How to enjoy sake

One of the most important things to remember is that sake is versatile and supportive of food.

Serving temperature

Sake can be served chilled, room temperature or warm. 

The serving temperature for sake depends on several factors like the season, the weather, the food pairing, one’s preferences, just to mention some. Generally speaking, sake types like junmai daiginjo and junmai ginjo are better served slightly chilled, as they are more delicate. Sturdier types of sake like honjozo or kimoto are delightful at room temperature and even when warmed up. 

As rule of thumb, when having raw or cold dishes (sushi, carpaccio, salads...) cold sake is recommended. When having hot pot or richer dishes, warm sake is recommended.

How to warm up sake at home

The easiest way would be to warm up water in a saucepan. Once the water is boiling, turn off the fire. Pour some sake in a ceramic vessel (tokkuri) and submerge that vessel in the hot water. Check the temperature of the sake with a thermometer. Sake should be warmed up between 40C to 60C (100F to 140F).

If you don't have a thermometer, leave the vessel in the water for 2-3 minutes.

 

FYI the soft spot for most sake is between 45C to 55C / 110F to 120F.

Food pairing

 

There are two ways to pair sake: by affinity or by contrasts

  • Pairing by affinity: this means pairing a sake that has a similar flavor profile with the dish. For example, a typical junmai daiginjo tends to be quite light, floral and delicate. It will pair nicely with salad, carpaccio, sashimi, grilled chicken with herbs, just to name a few.

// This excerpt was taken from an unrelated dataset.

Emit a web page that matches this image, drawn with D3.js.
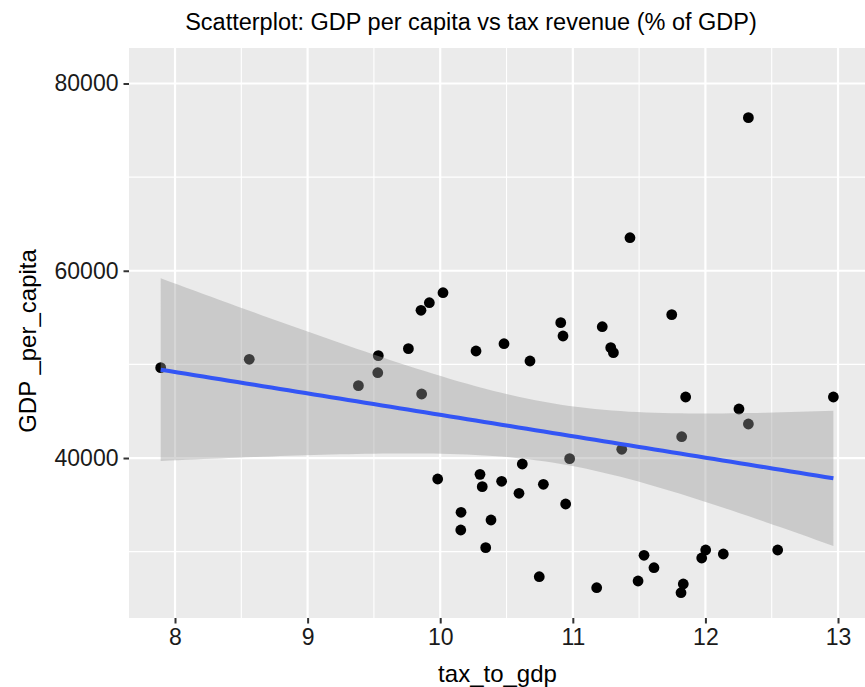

  • Paring by contrast: this means pairing a sake that has a flavor profile that balances the flavor of the dish. For example, a kimoto type tends to have a good acidity. It’ll be perfect with grilled fish, which tends to be oily, fried chicken, or Chinese fried rice. 

Sake Storage

Like wine, sake doesn’t like direct sunlight and prefers to be kept away from humidity. After opening a bottle, keep it in the fridge and drink it within a week. If you buy namazake, or unpasteurized sake, keep the bottle refrigerated even before opening it.